My experience with Florent was something like eating a basket of their frites: I have had many, but at the end, I still wished there were more fries in the basket. Florent was always a respite. I remember one particularly grueling evening—grueling in the Manhattan way, anyway—when I left the bar at the top of Hotel Gansevoort with three friends, and plopped down at one of Florent’s aluminum-rimmed tables. We had left the land of pretense, a mingling of exhausted twenty-somethings corseted by ties and stilettos, gawking at how many $11 Red Bulls we had managed that evening. Thankfully, after so many expensive cans of caffeine, Florent was open, according to them, 24 Heures. There, I literally kicked off my shoes, and tucked into the most perfect grilled cheese sandwich and frites, the whole of which cost half than just the mixer in one of our drinks. And so the dawn rose on another New York morning, and it was ironically in a little French diner where we Americans were finally able to relax and enjoy a little joie de vivre.

That was what was so revolutionary about Florent: its incredible irony. This perfect French restaurant was situated in the old R & L Diner, the picture of Norman Rockwell Americanism, but like a Russian doll of contradictory juxtapositions, that Normal Rockwell diner was located, when it opened in my childhood, in a district of New York populated with beef carcasses by day and transsexuals hunting for a bit of meet themselves at night. Florent was at once so very American, so very New York, and so very French all at once without admitting any contradiction or hypocrisy. After all, the menu listed crab cakes (American), steak (so New York), and moules frites (ooh la la!). It was, frankly, the incarnation of what I try to do with my food: tempering a delicate mixture of French cuisine with a healthy helping of American irreverence.

Aside from all the Franco-American delicacies that populated the menu, Florent’s bestselling dish was certainly the joie de vivre that we four imbibed that night after the Gansevoort. On my twenty-fourth birthday, there in the teeming Florent that sparkled under industrial lights amid the din of so many corners of New York tucked away into so many corners of the little restaurant, Florent went dark.

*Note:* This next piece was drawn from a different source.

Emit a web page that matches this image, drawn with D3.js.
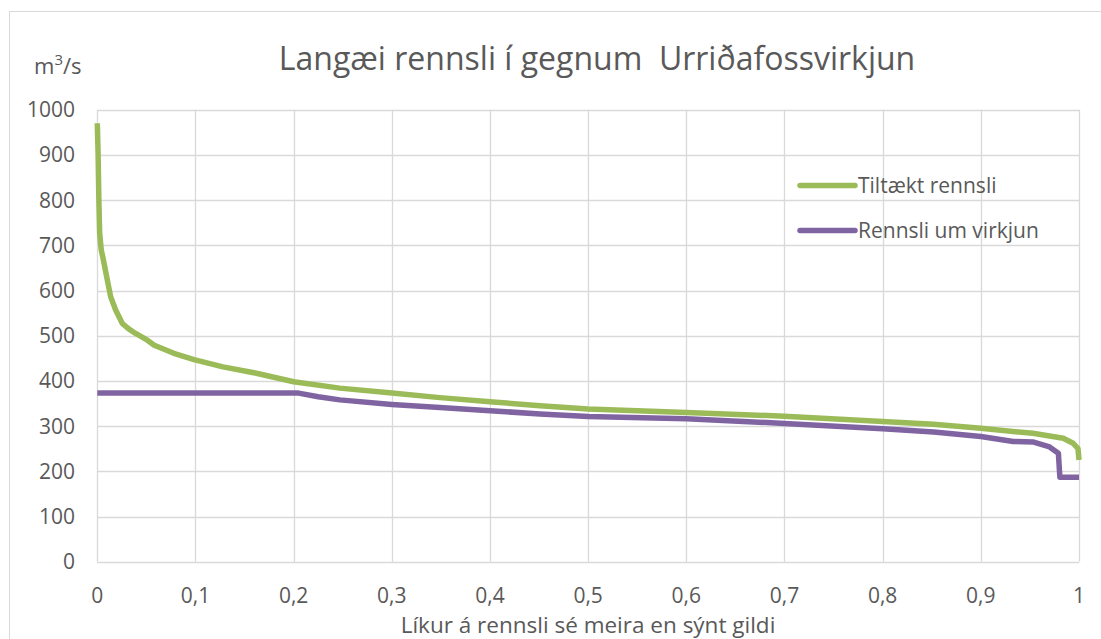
<!DOCTYPE html>
<html>
<head>
<meta charset="utf-8">
<script src="https://cdn.jsdelivr.net/npm/d3@7"></script>
<style>
  body { margin: 0; background: #fff; }
  svg { display: block; font-family: "Open Sans", "Noto Sans", sans-serif; }
</style>
</head>
<body>
<div id="chart"></div>
<script>
// exceedance probability (x) and flow in m3/s (y)
const tiltaektP = [0, 0.0008, 0.0016, 0.0024, 0.004, 0.006, 0.0096, 0.0136, 0.0187, 0.0255, 0.032, 0.039, 0.051, 0.058, 0.078, 0.0985, 0.128, 0.162, 0.2, 0.247, 0.3, 0.349, 0.4, 0.451, 0.5, 0.6, 0.7, 0.8, 0.852, 0.9, 0.953, 0.984, 0.994, 0.999, 1.0];
const tiltaektQ = [970, 903, 800, 727, 690, 670, 630, 586, 557, 527, 515, 505, 490, 479, 461, 447, 431, 417, 398, 384, 373, 363, 354, 345, 338, 330, 322, 310, 304, 295, 284, 273, 262, 250, 225];

const virkjunP = [0, 0.205, 0.225, 0.247, 0.3, 0.349, 0.4, 0.451, 0.5, 0.6, 0.7, 0.8, 0.852, 0.9, 0.933, 0.953, 0.97, 0.979, 0.9805, 1.0];
const virkjunQ = [373, 373, 365, 358, 348, 341, 334, 327, 321, 316, 306, 294, 287, 277, 266, 265, 254, 240, 187, 187];

const seriesNames = ["Tiltækt rennsli", "Rennsli um virkjun"];
const seriesColors = ["#9bbb59", "#8064a2"];
const xTicks = [0, 0.1, 0.2, 0.3, 0.4, 0.5, 0.6, 0.7, 0.8, 0.9, 1];
const yTicks = [0, 100, 200, 300, 400, 500, 600, 700, 800, 900, 1000];

const width = 1101;
const height = 639;
const grid = "#d9d9d9";
const textColor = "#595959";

const svg = d3.select("#chart").append("svg")
  .attr("width", width)
  .attr("height", height);

// outer chart frame (runs past the right and bottom edges)
svg.append("rect")
  .attr("x", 9.5).attr("y", 11.5)
  .attr("width", 1200).attr("height", 700)
  .attr("fill", "#fff")
  .attr("stroke", grid);

const x = d3.scaleLinear().domain([0, 1]).range([97.3, 1079]);
const y = d3.scaleLinear().domain([0, 1000]).range([561.7, 109.7]);

// gridlines
svg.append("g").selectAll("line").data(yTicks).join("line")
  .attr("x1", x(0)).attr("x2", x(1))
  .attr("y1", d => Math.round(y(d)) + 0.5).attr("y2", d => Math.round(y(d)) + 0.5)
  .attr("stroke", grid).attr("stroke-width", 1.3);

svg.append("g").selectAll("line").data(xTicks).join("line")
  .attr("x1", d => Math.round(x(d)) + 0.5).attr("x2", d => Math.round(x(d)) + 0.5)
  .attr("y1", y(1000)).attr("y2", y(0))
  .attr("stroke", grid).attr("stroke-width", 1.3);

// tick labels
svg.append("g").selectAll("text").data(yTicks).join("text")
  .attr("x", 75).attr("y", d => y(d) + 7.5)
  .attr("text-anchor", "end")
  .attr("font-size", 21)
  .attr("fill", textColor)
  .text(d => d);

svg.append("g").selectAll("text").data(xTicks).join("text")
  .attr("x", d => x(d)).attr("y", 603)
  .attr("text-anchor", "middle")
  .attr("font-size", 21)
  .attr("fill", textColor)
  .text(d => String(d).replace(".", ","));

// titles
svg.append("text")
  .attr("x", 597).attr("y", 70)
  .attr("text-anchor", "middle")
  .attr("font-size", 32)
  .attr("fill", textColor)
  .attr("xml:space", "preserve")
  .text("Langæi rennsli í gegnum  Urriðafossvirkjun");

const unit = svg.append("text")
  .attr("x", 34).attr("y", 74)
  .attr("font-size", 22)
  .attr("fill", textColor);
unit.append("tspan").text("m");
unit.append("tspan").attr("dy", -9).attr("font-size", 15).text("3");
unit.append("tspan").attr("dy", 9).text("/s");

svg.append("text")
  .attr("x", 588).attr("y", 633)
  .attr("text-anchor", "middle")
  .attr("font-size", 22.5)
  .attr("fill", textColor)
  .text("Líkur á rennsli sé meira en sýnt gildi");

// series lines
const line = d3.line()
  .x(d => x(d[0]))
  .y(d => y(d[1]));

const series = [
  d3.zip(tiltaektP, tiltaektQ),
  d3.zip(virkjunP, virkjunQ)
];

svg.append("g").selectAll("path").data(series).join("path")
  .attr("d", line)
  .attr("fill", "none")
  .attr("stroke", (d, i) => seriesColors[i])
  .attr("stroke-width", 5.5)
  .attr("stroke-linejoin", "round");

// legend
const legend = svg.append("g").selectAll("g").data(seriesNames).join("g")
  .attr("transform", (d, i) => `translate(800, ${185.5 + i * 45})`);

legend.append("line")
  .attr("x1", 0).attr("x2", 55)
  .attr("stroke", (d, i) => seriesColors[i])
  .attr("stroke-width", 5.5)
  .attr("stroke-linecap", "round");

legend.append("text")
  .attr("x", 58).attr("y", 7.5)
  .attr("font-size", 21)
  .attr("fill", textColor)
  .text(d => d);
</script>
</body>
</html>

No, it was still a year and a half before Florent would lose its head to the Reign of High Rent Terror. But all of a sudden, silence fell over the restaurant, and for the moment, this one little speck of New York was what no other specks of New York were: dark and quiet and breathless. Suddenly, I saw a twinkling of light coming from one corner of the pitch room, and then noise broke, but not the same. “Happy birthday to you, happy birthday to you, happy birthday, dear….” And finally, as the sun had dawned on our grilled cheese abandon months before, it dawned on me that the twinkling light was the candles from a birthday gateau, and the noise was first the waiters, all penises and pearls, and then the entire restaurant, standing and singing a very, very happy birthday, to me. I know it has been centuries since Copernicus decided that the Earth revolves around the Sun, but for those stolen moments, I was quite sure that Earth had changed her course, and found a new axis, and for a slipping instant, had turned around me. And for that, Florent, I must say, Merci. For, for a girl who had spent her life as one in a city of millions, it was truly, in both senses of the word, revolutionary.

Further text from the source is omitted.